◆ **REQUIRED WORK**
In this exercise, return the whole listing exactly, excluding any images.

◆ **DATA PROVIDED**
= = = = =
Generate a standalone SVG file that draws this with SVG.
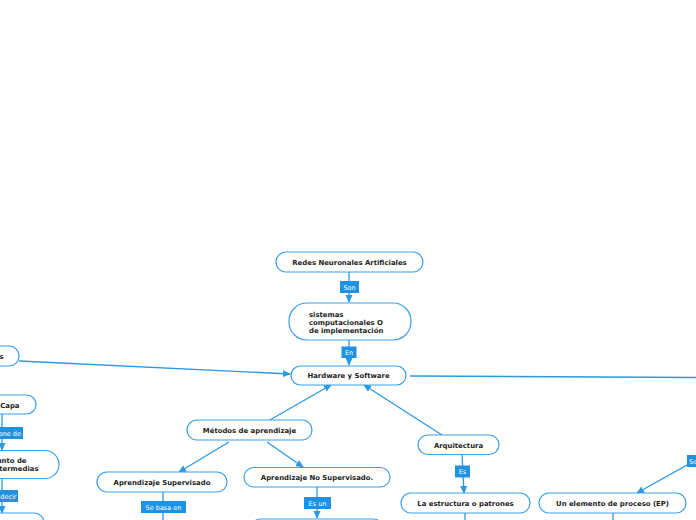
<svg xmlns="http://www.w3.org/2000/svg" width="696" height="520" viewBox="0 0 696 520">
<defs>
<style>
.n{fill:#fff;stroke:#3aa0e8;stroke-width:1.2}
.t{font-family:"DejaVu Sans",Verdana,sans-serif;font-weight:bold;font-size:6.9px;fill:#222}
.c{fill:none;stroke:#2b98e4;stroke-width:1.3}
.lb{fill:#1f93e2}
.lt{font-family:"DejaVu Sans",Verdana,sans-serif;font-size:6.5px;fill:#fff}
</style>
<marker id="a" markerWidth="8" markerHeight="8" refX="7" refY="4" orient="auto" markerUnits="userSpaceOnUse">
<path d="M0,0.5 L8,4 L0,7.5 Z" fill="#2b98e4"/>
</marker>
</defs>
<rect width="696" height="520" fill="#fff"/>
<g id="connectors">
<line class="c" x1="349" y1="272" x2="349" y2="302" marker-end="url(#a)"/>
<line class="c" x1="349" y1="340" x2="349" y2="365" marker-end="url(#a)"/>
<line class="c" x1="19" y1="361" x2="290" y2="374" marker-end="url(#a)"/>
<line class="c" x1="410" y1="376" x2="697" y2="377.5"/>
<line class="c" x1="268" y1="421" x2="331" y2="385" marker-end="url(#a)"/>
<line class="c" x1="442" y1="435" x2="364" y2="385" marker-end="url(#a)"/>
<line class="c" x1="229" y1="442" x2="179" y2="472" marker-end="url(#a)"/>
<line class="c" x1="267" y1="442" x2="303" y2="467" marker-end="url(#a)"/>
<line class="c" x1="462" y1="454" x2="464" y2="493" marker-end="url(#a)"/>
<line class="c" x1="698" y1="459" x2="637" y2="493" marker-end="url(#a)"/>
<line class="c" x1="163" y1="492" x2="163" y2="520"/>
<line class="c" x1="317" y1="487" x2="317" y2="518" marker-end="url(#a)"/>
<line class="c" x1="465" y1="513" x2="465" y2="520"/>
<line class="c" x1="613" y1="513" x2="613" y2="520"/>
<line class="c" x1="2" y1="414" x2="2" y2="450" marker-end="url(#a)"/>
<line class="c" x1="2" y1="479" x2="2" y2="513" marker-end="url(#a)"/>
<g id="labels">
<rect class="lb" x="340" y="281" width="19" height="12"/><text class="lt" x="349.5" y="289.5" text-anchor="middle">Son</text>
<rect class="lb" x="341.5" y="346.5" width="15" height="11.5"/><text class="lt" x="349" y="355" text-anchor="middle">En</text>
<rect class="lb" x="455" y="465.5" width="15" height="12"/><text class="lt" x="462.5" y="474" text-anchor="middle">Es</text>
<rect class="lb" x="687" y="455" width="12" height="12"/><text class="lt" x="689" y="463.5">Se</text>
<rect class="lb" x="141" y="501" width="45" height="12"/><text class="lt" x="163.5" y="509.5" text-anchor="middle">Se basa en</text>
<rect class="lb" x="304" y="497" width="27" height="12"/><text class="lt" x="317.5" y="505.5" text-anchor="middle">Es un</text>
<rect class="lb" x="-10" y="427" width="33" height="12"/><text class="lt" x="21" y="435.5" text-anchor="end">one de</text>
<rect class="lb" x="-10" y="490" width="28" height="12"/><text class="lt" x="16.5" y="498.5" text-anchor="end">decir</text>
</g>
</g>
<g id="n1"><rect class="n" x="276" y="252" width="147" height="20" rx="10"/><text class="t" x="349.5" y="264.5" text-anchor="middle">Redes Neuronales Artificiales</text></g>
<g id="n2"><rect class="n" x="289" y="303" width="122" height="37" rx="18"/>
<text class="t" x="309"><tspan x="309" y="316.5">sistemas</tspan><tspan x="309" y="324.8">computacionales O</tspan><tspan x="309" y="333.3">de implementación</tspan></text></g>
<g id="n3"><rect class="n" x="291" y="366" width="115" height="19" rx="9.5"/><text class="t" x="348.5" y="378" text-anchor="middle">Hardware y Software</text></g>
<g id="n4"><rect class="n" x="-60" y="346" width="79" height="20" rx="10"/><text class="t" x="3.5" y="358.5" text-anchor="end">s</text></g>
<g id="n5"><rect class="n" x="-60" y="395" width="96" height="19" rx="9.5"/><text class="t" x="19.5" y="407.5" text-anchor="end">Capa</text></g>
<g id="n6"><rect class="n" x="-60" y="450.5" width="119" height="28" rx="14"/><text class="t" text-anchor="end"><tspan x="26.5" y="462.5">unto de</tspan><tspan x="38.5" y="471">termedias</tspan></text></g>
<g id="n7"><rect class="n" x="-60" y="513" width="104" height="20" rx="10"/></g>
<g id="n8"><rect class="n" x="187" y="420" width="125" height="20" rx="10"/><text class="t" x="249.5" y="432.5" text-anchor="middle">Métodos de aprendizaje</text></g>
<g id="n9"><rect class="n" x="97" y="472" width="130" height="20" rx="10"/><text class="t" x="162" y="484.5" text-anchor="middle">Aprendizaje Supervisado</text></g>
<g id="n10"><rect class="n" x="244" y="467.5" width="146" height="19.5" rx="9.75"/><text class="t" x="317" y="479.8" text-anchor="middle">Aprendizaje No Supervisado.</text></g>
<g id="n11"><rect class="n" x="418" y="435" width="81" height="19.5" rx="9.75"/><text class="t" x="458.5" y="447.5" text-anchor="middle">Arquitectura</text></g>
<g id="n12"><rect class="n" x="401" y="493" width="129" height="20" rx="10"/><text class="t" x="465.5" y="505.5" text-anchor="middle">La estructura o patrones</text></g>
<g id="n13"><rect class="n" x="539" y="493" width="147" height="20" rx="10"/><text class="t" x="612.5" y="505.5" text-anchor="middle">Un elemento de proceso (EP)</text></g>
<g id="n14"><rect class="n" x="250.5" y="519" width="133" height="20" rx="10"/></g>
</svg>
= = = = =
◆ **ANSWER TO THE PROBLEM**
Generate a standalone SVG file that draws this with SVG.
<svg xmlns="http://www.w3.org/2000/svg" width="696" height="520" viewBox="0 0 696 520">
<defs>
<style>
.n{fill:#fff;stroke:#3aa0e8;stroke-width:1.2}
.t{font-family:"DejaVu Sans",Verdana,sans-serif;font-weight:bold;font-size:6.9px;fill:#222}
.c{fill:none;stroke:#2b98e4;stroke-width:1.3}
.lb{fill:#1f93e2}
.lt{font-family:"DejaVu Sans",Verdana,sans-serif;font-size:6.5px;fill:#fff}
</style>
<marker id="a" markerWidth="8" markerHeight="8" refX="7" refY="4" orient="auto" markerUnits="userSpaceOnUse">
<path d="M0,0.5 L8,4 L0,7.5 Z" fill="#2b98e4"/>
</marker>
</defs>
<rect width="696" height="520" fill="#fff"/>
<g id="connectors">
<line class="c" x1="349" y1="272" x2="349" y2="302" marker-end="url(#a)"/>
<line class="c" x1="349" y1="340" x2="349" y2="365" marker-end="url(#a)"/>
<line class="c" x1="19" y1="361" x2="290" y2="374" marker-end="url(#a)"/>
<line class="c" x1="410" y1="376" x2="697" y2="377.5"/>
<line class="c" x1="268" y1="421" x2="331" y2="385" marker-end="url(#a)"/>
<line class="c" x1="442" y1="435" x2="364" y2="385" marker-end="url(#a)"/>
<line class="c" x1="229" y1="442" x2="179" y2="472" marker-end="url(#a)"/>
<line class="c" x1="267" y1="442" x2="303" y2="467" marker-end="url(#a)"/>
<line class="c" x1="462" y1="454" x2="464" y2="493" marker-end="url(#a)"/>
<line class="c" x1="698" y1="459" x2="637" y2="493" marker-end="url(#a)"/>
<line class="c" x1="163" y1="492" x2="163" y2="520"/>
<line class="c" x1="317" y1="487" x2="317" y2="518" marker-end="url(#a)"/>
<line class="c" x1="465" y1="513" x2="465" y2="520"/>
<line class="c" x1="613" y1="513" x2="613" y2="520"/>
<line class="c" x1="2" y1="414" x2="2" y2="450" marker-end="url(#a)"/>
<line class="c" x1="2" y1="479" x2="2" y2="513" marker-end="url(#a)"/>
<g id="labels">
<rect class="lb" x="340" y="281" width="19" height="12"/><text class="lt" x="349.5" y="289.5" text-anchor="middle">Son</text>
<rect class="lb" x="341.5" y="346.5" width="15" height="11.5"/><text class="lt" x="349" y="355" text-anchor="middle">En</text>
<rect class="lb" x="455" y="465.5" width="15" height="12"/><text class="lt" x="462.5" y="474" text-anchor="middle">Es</text>
<rect class="lb" x="687" y="455" width="12" height="12"/><text class="lt" x="689" y="463.5">Se</text>
<rect class="lb" x="141" y="501" width="45" height="12"/><text class="lt" x="163.5" y="509.5" text-anchor="middle">Se basa en</text>
<rect class="lb" x="304" y="497" width="27" height="12"/><text class="lt" x="317.5" y="505.5" text-anchor="middle">Es un</text>
<rect class="lb" x="-10" y="427" width="33" height="12"/><text class="lt" x="21" y="435.5" text-anchor="end">one de</text>
<rect class="lb" x="-10" y="490" width="28" height="12"/><text class="lt" x="16.5" y="498.5" text-anchor="end">decir</text>
</g>
</g>
<g id="n1"><rect class="n" x="276" y="252" width="147" height="20" rx="10"/><text class="t" x="349.5" y="264.5" text-anchor="middle">Redes Neuronales Artificiales</text></g>
<g id="n2"><rect class="n" x="289" y="303" width="122" height="37" rx="18"/>
<text class="t" x="309"><tspan x="309" y="316.5">sistemas</tspan><tspan x="309" y="324.8">computacionales O</tspan><tspan x="309" y="333.3">de implementación</tspan></text></g>
<g id="n3"><rect class="n" x="291" y="366" width="115" height="19" rx="9.5"/><text class="t" x="348.5" y="378" text-anchor="middle">Hardware y Software</text></g>
<g id="n4"><rect class="n" x="-60" y="346" width="79" height="20" rx="10"/><text class="t" x="3.5" y="358.5" text-anchor="end">s</text></g>
<g id="n5"><rect class="n" x="-60" y="395" width="96" height="19" rx="9.5"/><text class="t" x="19.5" y="407.5" text-anchor="end">Capa</text></g>
<g id="n6"><rect class="n" x="-60" y="450.5" width="119" height="28" rx="14"/><text class="t" text-anchor="end"><tspan x="26.5" y="462.5">unto de</tspan><tspan x="38.5" y="471">termedias</tspan></text></g>
<g id="n7"><rect class="n" x="-60" y="513" width="104" height="20" rx="10"/></g>
<g id="n8"><rect class="n" x="187" y="420" width="125" height="20" rx="10"/><text class="t" x="249.5" y="432.5" text-anchor="middle">Métodos de aprendizaje</text></g>
<g id="n9"><rect class="n" x="97" y="472" width="130" height="20" rx="10"/><text class="t" x="162" y="484.5" text-anchor="middle">Aprendizaje Supervisado</text></g>
<g id="n10"><rect class="n" x="244" y="467.5" width="146" height="19.5" rx="9.75"/><text class="t" x="317" y="479.8" text-anchor="middle">Aprendizaje No Supervisado.</text></g>
<g id="n11"><rect class="n" x="418" y="435" width="81" height="19.5" rx="9.75"/><text class="t" x="458.5" y="447.5" text-anchor="middle">Arquitectura</text></g>
<g id="n12"><rect class="n" x="401" y="493" width="129" height="20" rx="10"/><text class="t" x="465.5" y="505.5" text-anchor="middle">La estructura o patrones</text></g>
<g id="n13"><rect class="n" x="539" y="493" width="147" height="20" rx="10"/><text class="t" x="612.5" y="505.5" text-anchor="middle">Un elemento de proceso (EP)</text></g>
<g id="n14"><rect class="n" x="250.5" y="519" width="133" height="20" rx="10"/></g>
</svg>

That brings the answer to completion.